After lifting regularly (3 times a week) for about 8 months now, I've come to realize a very important truth about strength training. The fact is that you are never going to be genuinely satisfied with your progress.
As a newbie, I've already put on around 50 percent of the muscle mass I will ever put on in my entire life. I have, at best, average genetics, and the reality is that unless you have upper tier genetics, you're probably not going to achieve the kind of physique you want. Just like I will never become an elite runner (or even an average one), I will never have an elite physique because I don't have the genetic capacity for it. I actually find this a very liberating truth because it frees me from the disappointment that comes from unrealistic expectations. This means that, although I will probably never be genuinely satisfied with my gains, it's fine. What I need to do is learn how to live in harmony with this truth rather than think that one day I will have arrived and be fully satisfied with everything.
I will also say that getting yourself in shape is never going to make you happy even though it can definitely improve your quality of life and make you feel good. The person who says they don't care about how they look or feel is lying. That said, attaining a certain level of fitness always promises more than it can deliver. The same applies to making a lot of money or acquiring a bunch of possessions. None of these external things is meant to put us in some kind of permanent happy state. Internal contentment comes from less showy things like having a purpose in life, assuming responsibility for your actions, meaningful relationships, being kind to others, and contributing to the good of society. The one thing that overlaps with all these things, and the one thing that means the most to you if you are a Christian, is living to the glory and praise of God. That will contribute more to your personal happiness than body building or any other pursuit we have in life. Yes, I enjoy weight training and get a certain amount of joy from it, but I don't expect it to make my happy on some fundamental level if those other key areas of my life aren't in order.

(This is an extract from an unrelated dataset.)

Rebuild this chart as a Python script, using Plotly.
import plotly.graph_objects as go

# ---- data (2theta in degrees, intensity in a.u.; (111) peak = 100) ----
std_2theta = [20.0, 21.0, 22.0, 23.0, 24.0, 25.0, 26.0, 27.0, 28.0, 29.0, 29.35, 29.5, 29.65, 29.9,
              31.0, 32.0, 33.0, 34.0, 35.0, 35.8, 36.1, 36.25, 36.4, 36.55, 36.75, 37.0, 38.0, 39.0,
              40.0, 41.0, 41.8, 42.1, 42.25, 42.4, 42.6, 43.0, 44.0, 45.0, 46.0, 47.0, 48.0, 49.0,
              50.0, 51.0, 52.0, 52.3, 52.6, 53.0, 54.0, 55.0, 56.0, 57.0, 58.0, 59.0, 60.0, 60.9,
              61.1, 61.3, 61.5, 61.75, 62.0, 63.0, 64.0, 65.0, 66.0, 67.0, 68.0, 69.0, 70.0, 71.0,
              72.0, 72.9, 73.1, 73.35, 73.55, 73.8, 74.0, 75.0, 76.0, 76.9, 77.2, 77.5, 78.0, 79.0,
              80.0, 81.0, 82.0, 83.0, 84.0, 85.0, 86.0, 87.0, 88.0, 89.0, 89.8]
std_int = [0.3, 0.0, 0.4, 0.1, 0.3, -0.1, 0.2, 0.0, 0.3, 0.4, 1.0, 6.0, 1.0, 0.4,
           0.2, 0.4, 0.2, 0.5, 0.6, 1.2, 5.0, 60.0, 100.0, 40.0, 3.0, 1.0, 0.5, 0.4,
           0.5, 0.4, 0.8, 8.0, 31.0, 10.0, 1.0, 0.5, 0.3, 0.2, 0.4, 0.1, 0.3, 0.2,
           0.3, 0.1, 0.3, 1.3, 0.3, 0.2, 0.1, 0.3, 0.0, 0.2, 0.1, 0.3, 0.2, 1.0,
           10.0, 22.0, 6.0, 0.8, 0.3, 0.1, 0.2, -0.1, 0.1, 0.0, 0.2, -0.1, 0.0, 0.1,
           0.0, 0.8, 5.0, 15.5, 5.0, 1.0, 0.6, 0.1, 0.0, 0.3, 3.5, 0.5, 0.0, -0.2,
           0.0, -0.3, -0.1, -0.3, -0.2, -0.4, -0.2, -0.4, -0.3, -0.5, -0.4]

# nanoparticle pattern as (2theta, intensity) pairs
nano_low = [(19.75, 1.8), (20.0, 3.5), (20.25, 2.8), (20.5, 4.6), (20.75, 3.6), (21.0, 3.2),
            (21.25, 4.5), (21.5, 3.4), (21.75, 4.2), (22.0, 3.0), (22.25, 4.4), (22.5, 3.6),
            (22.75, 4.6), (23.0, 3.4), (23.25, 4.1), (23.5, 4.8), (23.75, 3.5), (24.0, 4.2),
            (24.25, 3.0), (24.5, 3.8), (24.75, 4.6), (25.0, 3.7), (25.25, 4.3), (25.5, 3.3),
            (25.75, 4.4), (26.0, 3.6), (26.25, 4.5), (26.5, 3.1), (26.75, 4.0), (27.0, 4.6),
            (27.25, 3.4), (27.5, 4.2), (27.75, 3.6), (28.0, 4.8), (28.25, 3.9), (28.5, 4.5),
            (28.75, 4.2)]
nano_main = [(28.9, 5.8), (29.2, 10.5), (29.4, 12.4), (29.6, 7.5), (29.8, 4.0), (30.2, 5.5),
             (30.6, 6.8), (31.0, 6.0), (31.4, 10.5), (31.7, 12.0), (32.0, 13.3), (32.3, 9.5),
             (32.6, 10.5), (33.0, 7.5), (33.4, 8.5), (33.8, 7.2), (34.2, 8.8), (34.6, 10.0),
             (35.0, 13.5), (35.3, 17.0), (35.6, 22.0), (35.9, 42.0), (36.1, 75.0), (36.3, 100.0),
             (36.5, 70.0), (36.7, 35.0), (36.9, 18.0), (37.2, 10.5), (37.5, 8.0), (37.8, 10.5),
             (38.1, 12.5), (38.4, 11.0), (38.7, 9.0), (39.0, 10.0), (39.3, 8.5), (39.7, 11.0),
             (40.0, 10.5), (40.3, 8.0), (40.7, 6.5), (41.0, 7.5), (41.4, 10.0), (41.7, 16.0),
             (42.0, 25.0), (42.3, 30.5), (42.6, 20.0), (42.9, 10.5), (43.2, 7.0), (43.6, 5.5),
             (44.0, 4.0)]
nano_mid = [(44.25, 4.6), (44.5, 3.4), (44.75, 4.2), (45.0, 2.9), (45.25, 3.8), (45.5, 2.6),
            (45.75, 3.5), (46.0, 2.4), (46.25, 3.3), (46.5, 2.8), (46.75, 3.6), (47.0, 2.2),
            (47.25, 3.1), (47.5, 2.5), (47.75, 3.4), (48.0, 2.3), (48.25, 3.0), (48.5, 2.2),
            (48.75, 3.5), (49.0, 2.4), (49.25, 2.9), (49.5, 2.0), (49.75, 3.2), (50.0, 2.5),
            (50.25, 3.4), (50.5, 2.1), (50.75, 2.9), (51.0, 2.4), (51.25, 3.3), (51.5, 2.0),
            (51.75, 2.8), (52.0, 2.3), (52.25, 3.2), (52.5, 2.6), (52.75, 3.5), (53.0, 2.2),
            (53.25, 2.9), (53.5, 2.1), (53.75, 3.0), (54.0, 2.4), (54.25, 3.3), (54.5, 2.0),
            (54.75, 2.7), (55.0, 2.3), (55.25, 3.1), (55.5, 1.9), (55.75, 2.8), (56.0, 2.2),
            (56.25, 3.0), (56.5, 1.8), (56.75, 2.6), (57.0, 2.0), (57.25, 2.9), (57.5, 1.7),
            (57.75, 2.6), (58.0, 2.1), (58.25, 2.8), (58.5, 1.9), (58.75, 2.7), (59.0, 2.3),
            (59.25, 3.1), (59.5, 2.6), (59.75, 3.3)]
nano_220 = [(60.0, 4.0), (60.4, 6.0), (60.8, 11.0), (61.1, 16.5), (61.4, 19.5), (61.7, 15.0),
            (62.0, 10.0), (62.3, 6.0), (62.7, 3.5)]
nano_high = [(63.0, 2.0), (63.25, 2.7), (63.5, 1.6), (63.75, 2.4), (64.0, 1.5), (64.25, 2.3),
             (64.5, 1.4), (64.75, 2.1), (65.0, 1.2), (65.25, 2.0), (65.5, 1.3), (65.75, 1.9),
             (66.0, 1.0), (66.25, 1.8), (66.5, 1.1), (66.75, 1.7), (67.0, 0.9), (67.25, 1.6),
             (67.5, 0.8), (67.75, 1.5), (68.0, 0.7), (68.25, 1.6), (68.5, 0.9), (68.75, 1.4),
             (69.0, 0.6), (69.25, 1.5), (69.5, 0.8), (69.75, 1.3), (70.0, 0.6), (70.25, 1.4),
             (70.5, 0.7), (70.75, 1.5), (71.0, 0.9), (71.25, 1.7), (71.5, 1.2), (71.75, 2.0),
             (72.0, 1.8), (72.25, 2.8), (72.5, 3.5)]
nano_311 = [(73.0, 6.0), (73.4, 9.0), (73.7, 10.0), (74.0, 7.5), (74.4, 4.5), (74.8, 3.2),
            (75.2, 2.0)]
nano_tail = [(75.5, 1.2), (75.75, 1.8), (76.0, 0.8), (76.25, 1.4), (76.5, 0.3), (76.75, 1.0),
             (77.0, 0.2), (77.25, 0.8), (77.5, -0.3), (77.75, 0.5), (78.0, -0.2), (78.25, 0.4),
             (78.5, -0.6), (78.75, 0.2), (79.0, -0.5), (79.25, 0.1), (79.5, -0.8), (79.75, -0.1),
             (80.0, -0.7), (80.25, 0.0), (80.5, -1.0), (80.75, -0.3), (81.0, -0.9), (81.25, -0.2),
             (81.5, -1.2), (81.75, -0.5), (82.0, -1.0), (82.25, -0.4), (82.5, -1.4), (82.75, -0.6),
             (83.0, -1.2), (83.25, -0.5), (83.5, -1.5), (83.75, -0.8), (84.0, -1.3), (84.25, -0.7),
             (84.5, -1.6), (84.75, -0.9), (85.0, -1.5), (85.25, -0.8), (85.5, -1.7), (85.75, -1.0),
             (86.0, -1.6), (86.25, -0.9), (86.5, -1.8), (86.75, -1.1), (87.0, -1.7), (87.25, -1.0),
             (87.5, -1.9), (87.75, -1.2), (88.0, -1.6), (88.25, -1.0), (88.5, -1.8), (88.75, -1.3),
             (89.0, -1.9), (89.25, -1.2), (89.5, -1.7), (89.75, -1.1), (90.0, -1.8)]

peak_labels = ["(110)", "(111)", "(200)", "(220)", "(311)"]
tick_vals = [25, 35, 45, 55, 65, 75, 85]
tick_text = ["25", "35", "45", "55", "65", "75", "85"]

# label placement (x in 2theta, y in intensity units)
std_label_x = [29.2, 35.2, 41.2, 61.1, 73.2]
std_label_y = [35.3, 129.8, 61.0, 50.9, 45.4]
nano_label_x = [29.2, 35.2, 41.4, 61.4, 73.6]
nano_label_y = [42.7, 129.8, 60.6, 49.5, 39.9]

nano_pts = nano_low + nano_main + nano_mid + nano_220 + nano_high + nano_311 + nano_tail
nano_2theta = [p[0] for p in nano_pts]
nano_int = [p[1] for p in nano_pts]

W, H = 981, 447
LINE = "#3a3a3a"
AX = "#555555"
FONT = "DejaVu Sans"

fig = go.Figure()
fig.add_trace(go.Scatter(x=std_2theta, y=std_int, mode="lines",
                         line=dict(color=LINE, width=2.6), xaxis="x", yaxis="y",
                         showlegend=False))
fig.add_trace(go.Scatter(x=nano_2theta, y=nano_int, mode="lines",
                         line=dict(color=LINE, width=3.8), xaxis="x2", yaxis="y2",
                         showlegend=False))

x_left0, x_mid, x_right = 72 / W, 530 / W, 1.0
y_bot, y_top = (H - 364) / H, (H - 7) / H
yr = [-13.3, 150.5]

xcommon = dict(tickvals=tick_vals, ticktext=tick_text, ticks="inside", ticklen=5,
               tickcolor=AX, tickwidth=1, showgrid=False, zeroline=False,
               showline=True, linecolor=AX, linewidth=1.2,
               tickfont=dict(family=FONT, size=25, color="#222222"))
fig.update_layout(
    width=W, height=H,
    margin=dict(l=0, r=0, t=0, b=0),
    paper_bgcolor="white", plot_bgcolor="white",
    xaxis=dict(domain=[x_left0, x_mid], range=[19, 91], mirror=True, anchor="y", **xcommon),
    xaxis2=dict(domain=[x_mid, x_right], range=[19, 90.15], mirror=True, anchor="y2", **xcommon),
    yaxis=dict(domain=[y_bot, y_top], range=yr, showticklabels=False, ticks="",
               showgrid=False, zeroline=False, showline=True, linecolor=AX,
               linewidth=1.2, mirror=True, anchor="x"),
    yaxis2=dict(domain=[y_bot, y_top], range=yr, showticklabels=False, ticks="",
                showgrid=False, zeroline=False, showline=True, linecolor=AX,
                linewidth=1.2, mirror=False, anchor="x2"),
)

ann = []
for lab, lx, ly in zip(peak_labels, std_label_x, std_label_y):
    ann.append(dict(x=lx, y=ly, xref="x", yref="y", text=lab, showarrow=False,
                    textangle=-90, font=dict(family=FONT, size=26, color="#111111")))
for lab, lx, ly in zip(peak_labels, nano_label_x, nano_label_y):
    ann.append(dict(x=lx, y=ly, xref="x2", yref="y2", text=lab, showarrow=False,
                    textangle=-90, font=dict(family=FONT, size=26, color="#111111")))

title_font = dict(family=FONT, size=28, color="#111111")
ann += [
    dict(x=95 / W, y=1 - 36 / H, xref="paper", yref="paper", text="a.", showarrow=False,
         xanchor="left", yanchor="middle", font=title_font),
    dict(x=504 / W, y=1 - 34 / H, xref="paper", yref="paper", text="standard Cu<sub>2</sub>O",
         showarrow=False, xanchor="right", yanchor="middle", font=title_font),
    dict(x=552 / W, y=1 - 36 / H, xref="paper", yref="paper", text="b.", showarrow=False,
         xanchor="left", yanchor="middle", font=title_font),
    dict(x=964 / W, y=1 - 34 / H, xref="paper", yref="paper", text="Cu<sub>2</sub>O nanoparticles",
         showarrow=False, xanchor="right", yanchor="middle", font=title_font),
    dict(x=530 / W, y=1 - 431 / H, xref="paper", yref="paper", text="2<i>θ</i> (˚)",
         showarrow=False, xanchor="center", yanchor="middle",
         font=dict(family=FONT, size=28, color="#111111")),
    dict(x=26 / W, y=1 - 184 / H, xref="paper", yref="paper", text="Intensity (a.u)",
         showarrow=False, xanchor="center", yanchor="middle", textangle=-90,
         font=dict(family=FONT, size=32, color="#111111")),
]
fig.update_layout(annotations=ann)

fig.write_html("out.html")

Let me close with a wonderful quote by the one and only Malcolm Muggeridge. I think he says it perfectly:
I may, I suppose, regard myself, or pass for being, a relatively successful man. People occasionally stare at me in the streets -- that's fame. I can fairly easily earn enough to qualify for admission to the higher slopes of the Internal Revenue -- that's success. Furnished with money and a little fame even the elderly, if they care to, may partake of trendy diversions -- that's pleasure. It might happen once in a while that something I said or wrote was sufficiently heeded for me to persuade myself that it represented a serious impact on our time -- that's fulfillment. Yet I say to you -- and I beg you to believe me -- multiply these tiny triumphs by a million, add them all together, and they are nothing -- less than nothing, a positive impediment -- measured against one draught of that living water Christ offers to the spiritually thirsty, irrespective of who are what they are.